Jamais on n’a laissé au Coran la possibilité de se faire lire ou admettre par l’humanité. Le judaïsme comme le christianisme ont eu tout le temps de discuter de leur message. Depuis le XIIe siècle, toutes sortes d’obstacles sont venus empêcher l’islam d’une telle évolution, alors qu’il a démontré à ses débuts ses capacités à donner du sens et à importer tous les savoirs du monde devenus universellement arabes. Il y a eu dix croisades qui ont épuisé ce message, après quoi, pendant des siècles, les plus grands esprits de l’Europe se sont amusés à traiter l’islam de paganisme, voire de satanisme. Il y a eu ensuite le sac de Bagdad par Hulagu (1258), puis l’avènement de l’Empire ottoman, qui a nivelé voire banalisé le message, et, enfin, l’entreprise coloniale, où Jules Ferry devait s’occuper des « corps » de nous autres et le cardinal Lavigerie et ses missionnaires auxiliaires de la soldatesque coloniale des « âmes », c’est-à-dire d’évangéliser les musulmans. Ces derniers ont acquis, au fil de l’histoire, la force de se faire hérissons pour survivre malgré tout, et c’est ce que j’admire aujourd’hui chez eux.

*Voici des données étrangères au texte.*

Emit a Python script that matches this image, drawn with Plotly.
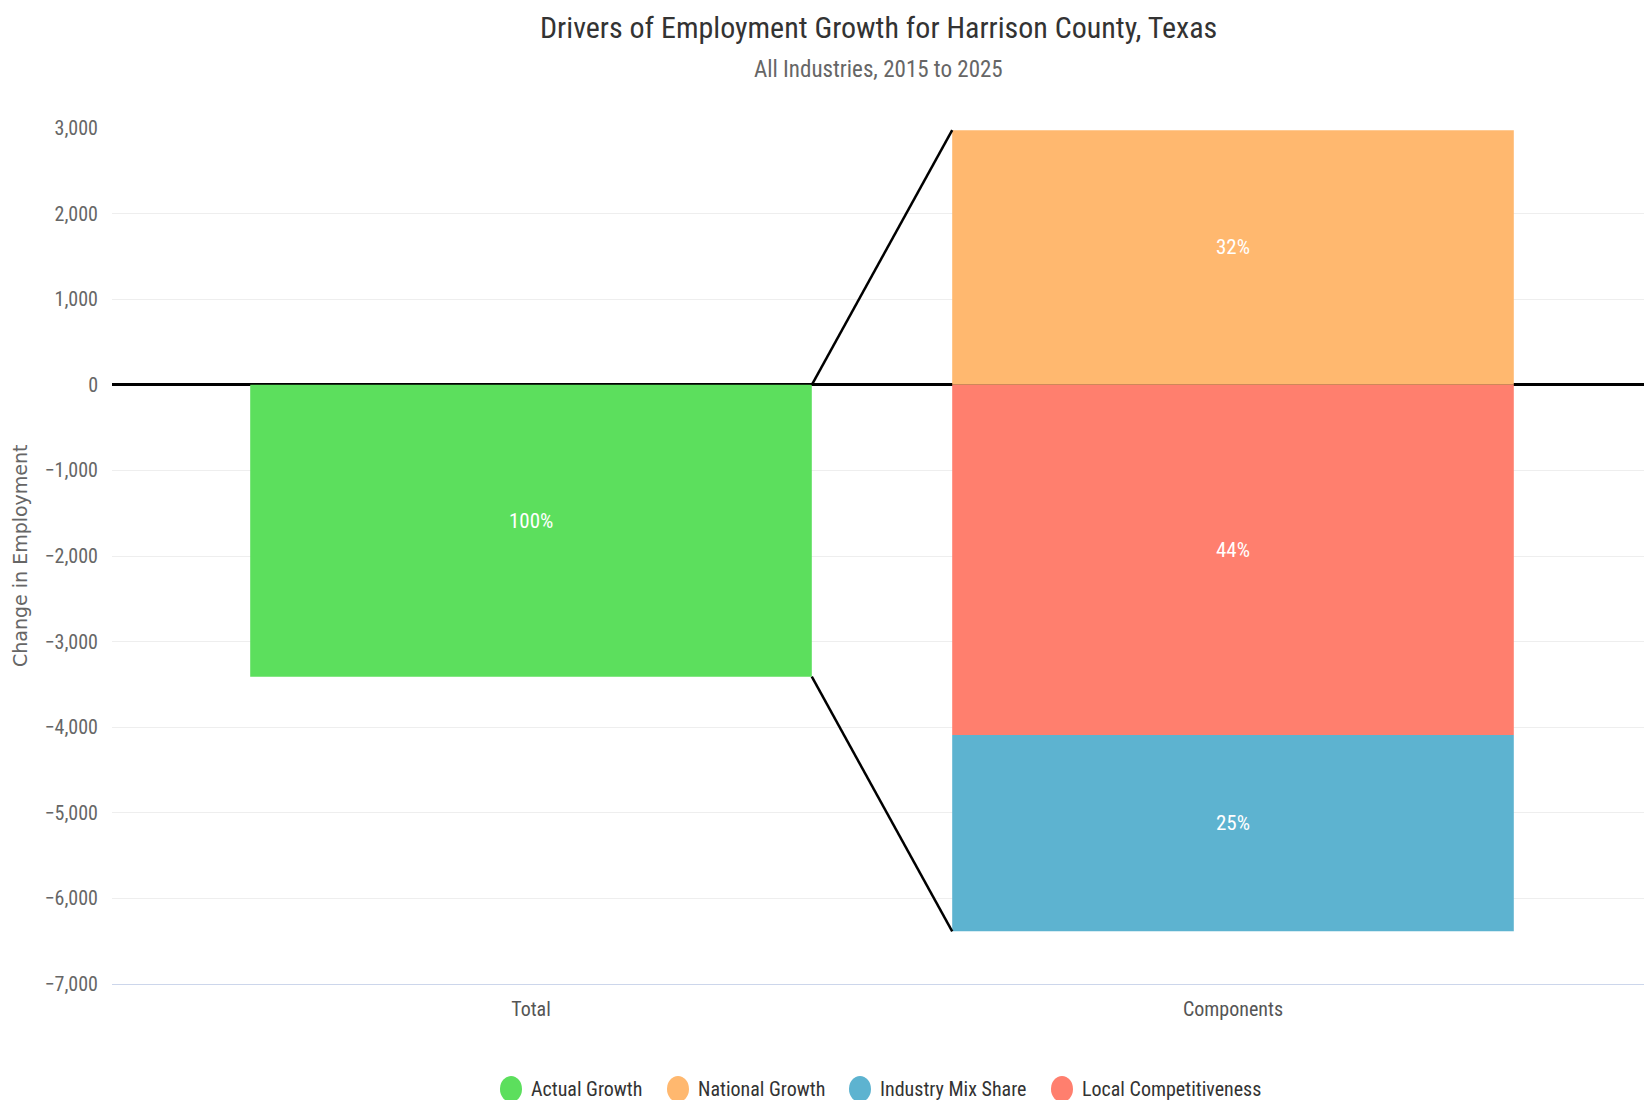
import plotly.graph_objects as go

# ---- data ----
categories = ["Total", "Components"]
actual_growth = [-3410, None]
national_growth = [None, 2975]
local_competitiveness = [None, -4090]
industry_mix = [None, -2295]
pct_actual = "100%"
pct_national = "32%"
pct_local = "44%"
pct_industry = "25%"
legend_names = ["Actual Growth", "National Growth", "Industry Mix Share", "Local Competitiveness"]
y_ticks = [3000, 2000, 1000, 0, -1000, -2000, -3000, -4000, -5000, -6000, -7000]

GREEN = "#5cdf5d"
ORANGE = "#ffb86f"
BLUE = "#5db3d0"
RED = "#ff7f6e"
FONT = "Roboto Condensed, Liberation Sans Narrow, Roboto, sans-serif"

# page geometry (the page body adds an 8px offset)
W, H = 1636, 1092
L, T, B, R = 104, 120, 116, 0
PW, PH = W - L - R, H - T - B

BAR_W = 0.8
fig = go.Figure()

def add_bar(vals, color, name):
    fig.add_trace(go.Bar(
        x=categories, y=vals, width=BAR_W, marker=dict(color=color, line=dict(width=0)),
        name=name, showlegend=False, hoverinfo="y+name",
    ))

add_bar(actual_growth, GREEN, "Actual Growth")
add_bar(national_growth, ORANGE, "National Growth")
add_bar(local_competitiveness, RED, "Local Competitiveness")
add_bar(industry_mix, BLUE, "Industry Mix Share")

# percentage labels in the middle of each segment
total = actual_growth[0]
nat = national_growth[1]
loc = local_competitiveness[1]
ind = industry_mix[1]
label_specs = [
    (categories[0], total / 2, pct_actual),
    (categories[1], nat / 2, pct_national),
    (categories[1], loc / 2, pct_local),
    (categories[1], loc + ind / 2, pct_industry),
]
for cx, cy, txt in label_specs:
    fig.add_annotation(x=cx, y=cy, text=txt, showarrow=False, yshift=10,
                       font=dict(color="white", size=21, family=FONT))

# connector lines from the Total bar to the Components stack
x_left = 0 + BAR_W / 2
x_right = 1 - BAR_W / 2
bottom = loc + ind
for y0, y1 in [(0, nat), (total, bottom)]:
    fig.add_shape(type="line", xref="x", yref="y", x0=x_left, x1=x_right, y0=y0, y1=y1,
                  line=dict(color="black", width=2.5), layer="above")

# manual legend with round symbols
legend_colors = [GREEN, ORANGE, BLUE, RED]
legend_px = [511, 678, 860, 1062]        # symbol centres on screen
legend_y = (H - B - (1089 - 8)) / PH     # paper fraction
for nm, col, px in zip(legend_names, legend_colors, legend_px):
    xf = (px - 8 - L) / PW
    fig.add_shape(type="circle", xref="paper", yref="paper", xsizemode="pixel", ysizemode="pixel",
                  xanchor=xf, yanchor=legend_y, x0=-11, x1=11, y0=-13, y1=13,
                  fillcolor=col, line=dict(width=0))
    fig.add_annotation(text=nm, xref="paper", yref="paper", x=(px + 18 - 8 - L) / PW, y=legend_y,
                       xanchor="left", yanchor="middle", showarrow=False,
                       font=dict(size=20, color="#333333", family=FONT))

fig.update_layout(
    width=W, height=H,
    barmode="relative",
    plot_bgcolor="white", paper_bgcolor="white",
    margin=dict(l=L, r=R, t=T, b=B),
    font=dict(family=FONT, color="#666666", size=20),
    showlegend=False,
)
# title and subtitle
fig.add_annotation(text="Drivers of Employment Growth for Harrison County, Texas",
                   xref="paper", yref="paper", x=0.5, y=1 + T / PH,
                   xanchor="center", yanchor="top", showarrow=False,
                   font=dict(size=30, color="#333333", family=FONT))
fig.add_annotation(text="All Industries, 2015 to 2025", xref="paper", yref="paper",
                   x=0.5, y=1 + (T - 62) / PH, xanchor="center", yanchor="middle",
                   showarrow=False, font=dict(size=23, color="#666666", family=FONT))
fig.add_annotation(text="Change in Employment", xref="paper", yref="paper",
                   x=(12 - L) / PW, y=0.5, xanchor="center", yanchor="middle", textangle=-90,
                   showarrow=False, font=dict(size=19, color="#666666", family="DejaVu Sans, sans-serif"))

fig.update_xaxes(range=[(112 - 531) / 702, (1644 - 531) / 702], showgrid=False, showline=True,
                 linecolor="#ccd6eb", linewidth=1, ticks="",
                 tickfont=dict(size=20, color="#555555"), ticklabelstandoff=7)
fig.update_yaxes(range=[-7000, 3000], tickvals=y_ticks, tickformat=",d",
                 showgrid=True, gridcolor="#eeeeee", gridwidth=1,
                 zeroline=True, zerolinecolor="black", zerolinewidth=3,
                 ticks="", tickfont=dict(size=20, color="#666666"), ticklabelstandoff=13)

fig.write_html("out.html")
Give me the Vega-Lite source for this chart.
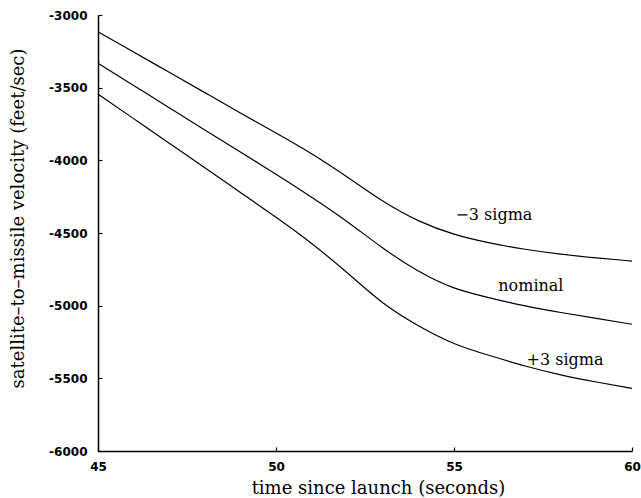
{
  "$schema": "https://vega.github.io/schema/vega-lite/v6.json",
  "width": 534,
  "height": 436,
  "autosize": "none",
  "padding": {"left": 98, "top": 15, "right": 9, "bottom": 47},
  "background": "white",
  "config": {
    "view": {"stroke": null},
    "axis": {
      "grid": false,
      "domainColor": "black",
      "domainWidth": 1.5,
      "tickColor": "black",
      "tickSize": -4,
      "tickWidth": 1.2,
      "labelColor": "black",
      "labelFont": "DejaVu Sans",
      "labelFontWeight": "bold",
      "labelFontSize": 12,
      "titleColor": "black",
      "titleFont": "DejaVu Serif",
      "titleFontWeight": "normal",
      "titleFontSize": 18
    }
  },
  "datasets": {
    "curves": [
      {"t": 45, "v": -3115, "s": "-3 sigma"},
      {"t": 46, "v": -3255, "s": "-3 sigma"},
      {"t": 47, "v": -3394, "s": "-3 sigma"},
      {"t": 48, "v": -3534, "s": "-3 sigma"},
      {"t": 49, "v": -3674, "s": "-3 sigma"},
      {"t": 50, "v": -3812, "s": "-3 sigma"},
      {"t": 51, "v": -3955, "s": "-3 sigma"},
      {"t": 52, "v": -4115, "s": "-3 sigma"},
      {"t": 53, "v": -4280, "s": "-3 sigma"},
      {"t": 54, "v": -4415, "s": "-3 sigma"},
      {"t": 55, "v": -4508, "s": "-3 sigma"},
      {"t": 56, "v": -4568, "s": "-3 sigma"},
      {"t": 57, "v": -4612, "s": "-3 sigma"},
      {"t": 58, "v": -4646, "s": "-3 sigma"},
      {"t": 59, "v": -4671, "s": "-3 sigma"},
      {"t": 60, "v": -4693, "s": "-3 sigma"},
      {"t": 45, "v": -3332, "s": "nominal"},
      {"t": 46, "v": -3485, "s": "nominal"},
      {"t": 47, "v": -3638, "s": "nominal"},
      {"t": 48, "v": -3791, "s": "nominal"},
      {"t": 49, "v": -3943, "s": "nominal"},
      {"t": 50, "v": -4096, "s": "nominal"},
      {"t": 51, "v": -4254, "s": "nominal"},
      {"t": 52, "v": -4422, "s": "nominal"},
      {"t": 53, "v": -4603, "s": "nominal"},
      {"t": 54, "v": -4762, "s": "nominal"},
      {"t": 55, "v": -4878, "s": "nominal"},
      {"t": 56, "v": -4946, "s": "nominal"},
      {"t": 57, "v": -5002, "s": "nominal"},
      {"t": 58, "v": -5047, "s": "nominal"},
      {"t": 59, "v": -5088, "s": "nominal"},
      {"t": 60, "v": -5128, "s": "nominal"},
      {"t": 45, "v": -3544, "s": "+3 sigma"},
      {"t": 46, "v": -3713, "s": "+3 sigma"},
      {"t": 47, "v": -3882, "s": "+3 sigma"},
      {"t": 48, "v": -4051, "s": "+3 sigma"},
      {"t": 49, "v": -4221, "s": "+3 sigma"},
      {"t": 50, "v": -4392, "s": "+3 sigma"},
      {"t": 51, "v": -4572, "s": "+3 sigma"},
      {"t": 52, "v": -4774, "s": "+3 sigma"},
      {"t": 53, "v": -4980, "s": "+3 sigma"},
      {"t": 54, "v": -5138, "s": "+3 sigma"},
      {"t": 55, "v": -5260, "s": "+3 sigma"},
      {"t": 56, "v": -5343, "s": "+3 sigma"},
      {"t": 57, "v": -5415, "s": "+3 sigma"},
      {"t": 58, "v": -5476, "s": "+3 sigma"},
      {"t": 59, "v": -5525, "s": "+3 sigma"},
      {"t": 60, "v": -5569, "s": "+3 sigma"}
    ],
    "labels": [
      {"t": 56.12, "v": -4376, "label": "−3 sigma"},
      {"t": 57.16, "v": -4865, "label": "nominal"},
      {"t": 58.12, "v": -5374, "label": "+3 sigma"}
    ]
  },
  "layer": [
    {
      "data": {"name": "curves"},
      "mark": {"type": "line", "interpolate": "natural", "color": "black", "strokeWidth": 1.2},
      "encoding": {
        "x": {
          "field": "t", "type": "quantitative",
          "scale": {"domain": [45, 60], "nice": false},
          "axis": {"values": [45, 50, 55, 60], "title": "time since launch (seconds)", "labelPadding": 14, "labelFlush": false, "titleX": 280, "titleY": 42, "titleBaseline": "alphabetic", "titleAlign": "center"}
        },
        "y": {
          "field": "v", "type": "quantitative",
          "scale": {"domain": [-6000, -3000], "nice": false, "zero": false},
          "axis": {"values": [-6000, -5500, -5000, -4500, -4000, -3500, -3000], "title": "satellite–to–missile velocity (feet/sec)", "labelPadding": 15, "labelExpr": "'-' + abs(datum.value)", "titleX": -80, "titleY": 203, "titleAngle": -90, "titleAlign": "center", "titleBaseline": "middle"}
        },
        "detail": {"field": "s"}
      }
    },
    {
      "data": {"name": "labels"},
      "mark": {"type": "text", "font": "DejaVu Serif", "fontSize": 16, "color": "black", "align": "center", "baseline": "middle"},
      "encoding": {
        "x": {"field": "t", "type": "quantitative"},
        "y": {"field": "v", "type": "quantitative"},
        "text": {"field": "label"}
      }
    }
  ]
}
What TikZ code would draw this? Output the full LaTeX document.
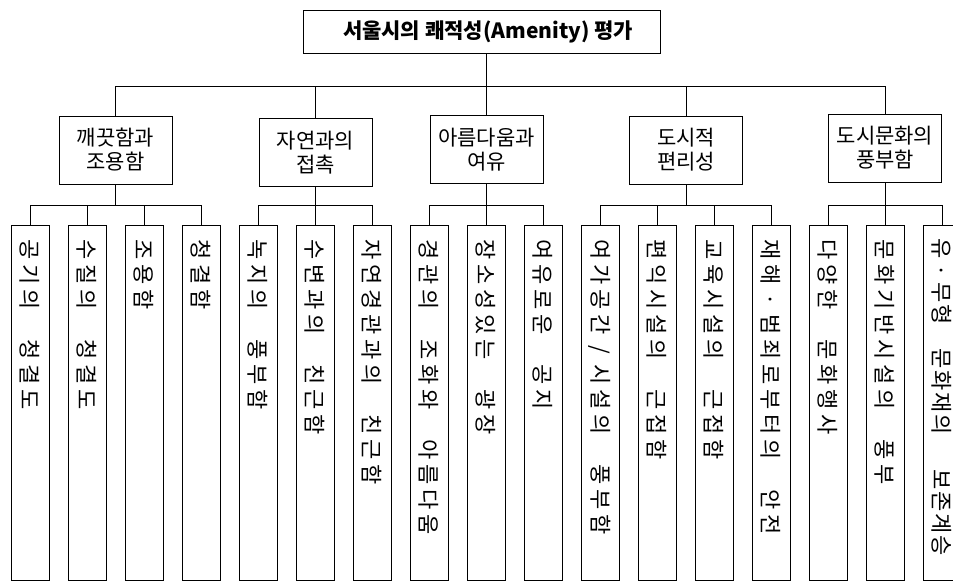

D’une façon générale, que faut-il faire pour en finir avec ces questions récurrentes qui posent problème en islam et le désignent au monde comme une religion rétrograde ?
Il faut évacuer ces commentaires qui encombrent, voire troublent, le message coranique et décider d’une suspension de ce que la Tradition nomme charia. Il faut dire que ce mot dans son acception connue n’est jamais mentionné dans le Coran. La seule fois où la racine du mot est attestée, chir’a, c’est à côté du mot minhâj, méthode. Ce pour nous dire « qu’à chaque peuple sa voix spécifique (chir’a) et sa méthode de vie ». Une vraie reconnaissance, déjà au VIIe siècle, de ce qui fait la diversité des communautés humaines. Autrement dit, il faut se contenter d’une lecture du Coran comme s’il n’y avait pas d’autres recours. Aujourd’hui, nous disposons de meilleurs outils pour faire une mise en parenthèse d’une exégèse devenue répétitive. Une sorte de « réduction phénoménologique » qui conserve ce qu’elle suspend.